Au-delà des pratiques classiques d’espionnage, les autoritésrusses sont devenues des expertes en matière de cyber-sécurité, n’hésitant pas à faire pirater certains sites d’information en mars dernier. En outre, Moscou tente d’entretenir des relations plus nourries avec l’extrême-droite suédoise, comme elle l’a fait avec d’autres pays, afin de faire porter certains de ses thèmes au niveau du grand public, essayant ainsi de déstabiliser le consensus atlantique porté par des forces pro-américaines. 

Comment a évolué l'attitude de la Russie à l'égard de la Suède au cours des dernières années ? 

Cyrille Bret : Les relations entre la Russie et la Suède sont passées d'une neutralité et d'une non-agression à une phase de test des souverainetés nationales. En effet, la Russie a testé les souverainetés suédoises dans plusieurs domaines : tout d'abord dans le domaine des eaux territoriales avec des exercices autour du Gotland et des patrouilles sous-marines non loin de Stockholm ; dans le domaine aérien également, notamment dans l'extrême nord du pays et dans la zone proche des pays baltiques ; et enfin dans le domaine du cyberespace en déclenchant plusieurs types de tests sur les administrations et les médias suédois.

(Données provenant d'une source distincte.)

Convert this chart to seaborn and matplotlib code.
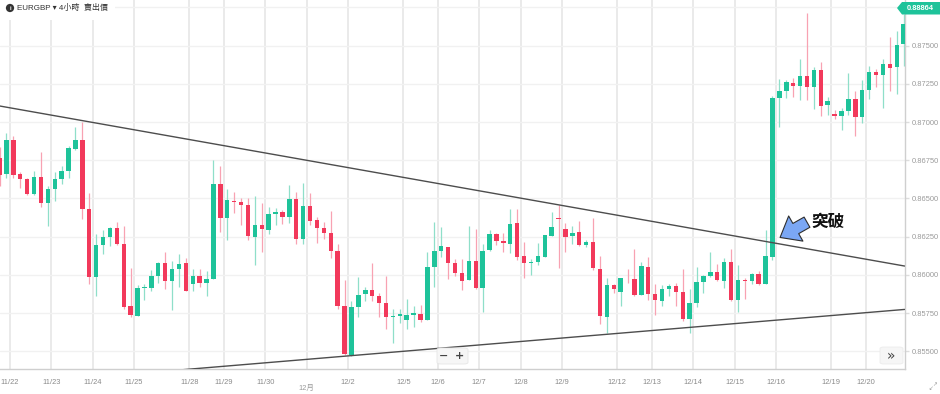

Toutes ces opérations visent à tester la résistance suédoise aux attaques russes.

Dans quelle mesure peut-on comparer l'action de la Russie en Suède à son attitude vis-à-vis de l'est de l'Ukraine ? 

Cyrille Bret : La comparaison ne se limite pas à l'est ukrainien et peut être élargie à d'autres pays. Depuis les années 2000, la Russie utilise des moyens conventionnels et non conventionnels pour tester les capacités de résistance de ses voisins. Que ce soit en Estonie en 2008 avec une cyberattaque massive, en Géorgie avec des opérations militaires en réponse à une agression géorgienne ou encore dans l'est de l'Ukraine. 

Toutefois, à la différence des pays que je viens de mentionner, la Suède est un état extrêmement stable dont l'appareil d'état civil fonctionne très bien et dont l'appareil militaire est entraîné et conséquent, ce qui n'est le cas ni des pays baltes, ni de la Géorgie ni de l'Ukraine. Dans ces anciennes républiques soviétiques, l'appareil étatique est bien moins organisé et bien moins bien stabilisé. Ce sont des Etats naissants avec des appareils militaires très rudimentaires, tandis que la Suède a une tradition militaire depuis le XVIe siècle et était la grande puissance militaire de l'Europe du nord au XVIIe siècle (dont l'armée a défait la Prusse et la Russie).

Si l'action russe et les moyens de l'action russe peuvent être tout à fait comparés à ce qui est fait dans ces zones, la Suède se distingue donc par sa grande résistance et la solidité de son appareil d'Etat. 

Par ailleurs, l'autre différence tient au fait qu'il n'y a pas d'empiétement territorial massif de la Russie sur le territoire suédois alors que dans le Donbass ukrainien, il y a des ressortissants et des mercenaires russes (si ce n'est des troupes officielles) qui opèrent. C'est d'ailleurs la raison pour laquelle dans le cas de l'Ukraine, l'attitude de la Russie est assimilée à des actes de guerre tandis que dans le cas de la Suède, cela est plutôt perçu comme des manœuvres d'intimidation. 

Pensez-vous que l'attitude russe en Suède s'apparente à une "guerre hybride" ? Comment cette dernière pourrait-elle évoluer ? 

Cyrille Bret : Les moyens utilisés et les buts poursuivis par la Russie en Suède échappent aux traditionnelles distinctions entre guerre et paix, entre conflit armé et paix armée. Des concepts tels que "guerre hybride" ou "tensions" sont donc plus appropriés que le terme de conflit.

Se tiendra le 25 mai un débat au sein du Parlement suédois sur l'adhésion à l'OTAN. Il me semble que l'option de l'adhésion est majoritairement exclue en Suède car la tradition de neutralité y est ancienne. 

En revanche, l'attitude de la Russie poussera très certainement la Suède à renforcer ses capacités militaires. La Suède est d'ailleurs en train d'augmenter ses crédits militaires - certes à sa mesure, car c'est un Etat relativement modeste dont l'appareil militaire est essentiellement défensif et repose sur des forces spéciales et des réserves très fortes -. En outre, cette "guerre hybride" conduira certainement la Suède à renforcer sa vigilance sur les opérations russes dans l'espace baltique et à renforcer sa solidarité avec les Etats baltes et la Finlande.